I tried following this thread somewhat, but I have gotten completely lost. My understanding is this crisis is credit driven. Lenders loaned money too cheaply to risk borrowers. As a result banks were in trouble of failing. To prevent banks from failing, which in turn would affect lending and slow down our modern economy the policymakers have attempted both fiscal and monetary policy.

1) Government fiscal stimulus - Let the government spend money to spur demand by purchasing goods and services. This in turn keeps demand up and jobs. In turn payments are used by producers to then spend as well.

2) Central Bank monetary stimulus - The Fed is printing money to keep asset prices up and borrowing costs in the near term down. This also increases inflation which hurts creditors and helps debtors. Banks will recognize fewer principal losses and debtors can repay their debts.
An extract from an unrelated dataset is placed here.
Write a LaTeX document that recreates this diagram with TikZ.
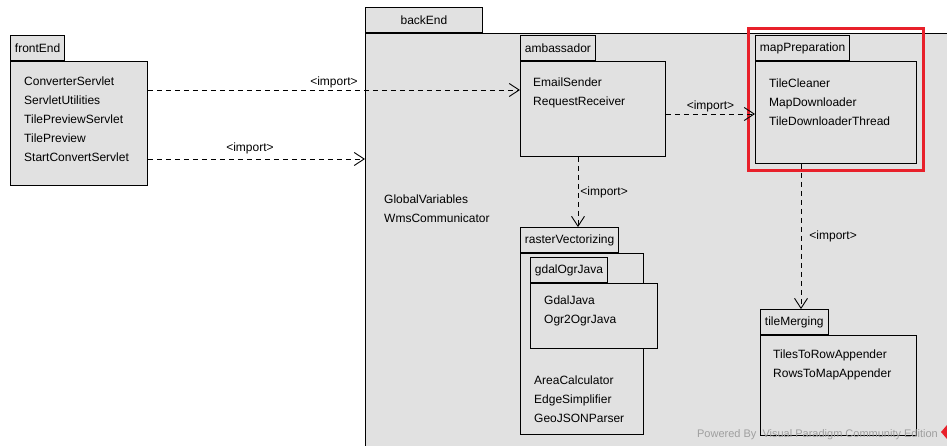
\documentclass[tikz,border=0pt]{standalone}
\usepackage{fontspec}
\setmainfont{Liberation Sans}
\usepackage{tikz}
\usetikzlibrary{arrows.meta, positioning, fit}
\definecolor{pkgfill}{HTML}{E1E1E1}
\definecolor{markred}{HTML}{E8202A}

\begin{document}
\begin{tikzpicture}[x=1pt, y=-1pt,
    pkg/.style={draw, line width=0.9pt, fill=pkgfill, anchor=north west,
                inner sep=0pt},
    tab/.style={draw, line width=0.9pt, fill=pkgfill, anchor=south west,
                minimum height=25pt, inner xsep=4.5pt,
                font=\fontsize{12}{14}\selectfont},
    classes/.style={align=left, inner sep=0pt,
                    font=\fontsize{12}{19}\selectfont},
    imp/.style={line width=0.9pt, dash pattern=on 5pt off 4pt,
                -{Straight Barb[length=10pt, width=13pt, line width=0.9pt]}},
    lbl/.style={font=\fontsize{12}{14}\selectfont, inner sep=2pt}
  ]
    \useasboundingbox (0,0) rectangle (947,446);
    \clip (0,0) rectangle (947,446);
    \fill[white] (0,0) rectangle (947,446);

    % frontEnd package
    \node[pkg, minimum width=137pt, minimum height=124pt] (frontEnd) at (10,61) {};
    \node[tab] (frontEndTab) at (frontEnd.north west) {frontEnd};
    \node[classes, below right=16pt and 14pt of frontEnd.north west] (frontEndCls)
      {ConverterServlet\\ServletUtilities\\TilePreviewServlet\\TilePreview\\StartConvertServlet};

    % backEnd package, runs off the page
    \node[pkg, minimum width=620pt, minimum height=440pt] (backEnd) at (365,33) {};
    \node[tab, minimum width=117pt] (backEndTab) at (backEnd.north west) {backEnd};
    \node[classes, below right=162pt and 19pt of backEnd.north west] (backEndCls)
      {GlobalVariables\\WmsCommunicator};

    % ambassador
    \node[pkg, minimum width=145pt, minimum height=95pt] (ambassador) at (520,61) {};
    \node[tab] (ambassadorTab) at (ambassador.north west) {ambassador};
    \node[classes, below right=17pt and 13pt of ambassador.north west] (ambassadorCls)
      {EmailSender\\RequestReceiver};

    % mapPreparation
    \node[pkg, minimum width=161pt, minimum height=102pt] (mapPrep) at (755,61) {};
    \node[tab] (mapPrepTab) at (mapPrep.north west) {mapPreparation};
    \node[classes, below right=18pt and 14pt of mapPrep.north west] (mapPrepCls)
      {TileCleaner\\MapDownloader\\TileDownloaderThread};
    \node[draw=markred, line width=2.5pt, inner sep=6.5pt,
          fit=(mapPrepTab)(mapPrep)] (mapPrepMark) {};

    % rasterVectorizing with gdalOgrJava inside
    \node[pkg, minimum width=123pt, minimum height=181pt] (raster) at (520,253) {};
    \node[tab] (rasterTab) at (raster.north west) {rasterVectorizing};
    \node[pkg, minimum width=127pt, minimum height=65pt] (gdal) at (530,283) {};
    \node[tab] (gdalTab) at (gdal.north west) {gdalOgrJava};
    \node[classes, below right=13pt and 14pt of gdal.north west] (gdalCls)
      {GdalJava\\Ogr2OgrJava};
    \node[classes, below right=123pt and 14pt of raster.north west] (rasterCls)
      {AreaCalculator\\EdgeSimplifier\\GeoJSONParser};

    % tileMerging
    \node[pkg, minimum width=156pt, minimum height=100pt] (tileMerge) at (760,335) {};
    \node[tab] (tileMergeTab) at (tileMerge.north west) {tileMerging};
    \node[classes, below right=15pt and 13pt of tileMerge.north west] (tileMergeCls)
      {TilesToRowAppender\\RowsToMapAppender};

    % import dependencies
    \draw[imp] ([yshift=-29pt]frontEnd.north east)
      -- node[lbl, above] {<import>} ([yshift=-29pt]ambassador.north west);
    \draw[imp] ([yshift=-98pt]frontEnd.north east)
      -- node[lbl, above, pos=0.47, yshift=3pt] {<import>} ([yshift=-98pt]frontEnd.north east -| backEnd.west);
    \draw[imp] ([yshift=-53pt]ambassador.north east)
      -- node[lbl, above] {<import>} ([yshift=-53pt]mapPrep.north west);
    \draw[imp] ([xshift=58pt]ambassador.south west)
      -- node[lbl, right] {<import>} ([xshift=58pt]rasterTab.north west);
    \draw[imp] ([xshift=46pt]mapPrep.south west)
      -- node[lbl, right, xshift=6pt] {<import>} ([xshift=41pt]tileMergeTab.north west);

    % tool watermark
    \node[anchor=base east, text=gray!75, inner sep=0pt,
          font=\fontsize{11}{13}\selectfont] (vpMark) at (938,437)
      {Powered By\ \ Visual Paradigm Community Edition};
    \fill[markred] (941,432) -- (947,425) -- (953,432) -- (947,439) -- cycle;
\end{tikzpicture}
\end{document}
Well that is the theory anyways. The problem is that still too much credit was given out and lenders and individuals are still too nervous to spend, or lend. Losses or potential losses at banks are still high. Stimulus has not increased jobs for various reasons, and inflation has not come into play. However, outside of the most recent upheavals, risky asset (non-US Treasury assets) prices have remained high.

I think at this juncture developed governments are out of ammo so I think the next few years are going to be ugly for both developed and emerging countries.

Admittedly the rest of the conversation I cannot follow. It appears I lack the vocabulary to understand it.


Well, actually, yeah, I think that is a very accurate assessment of our position as a nation right now,and, overall, a great summary of our problems, and I commend you for that.

However, the rest of the conversation was discussing DomFortress' solution, which was to replace our current system with a type of Socialism that involve the fair, sustainable, and equal distribution of energy and resources, founded upon and driven by the milk of human kindness, the abolition of money, especially fiat money, and that Capitalism is evil.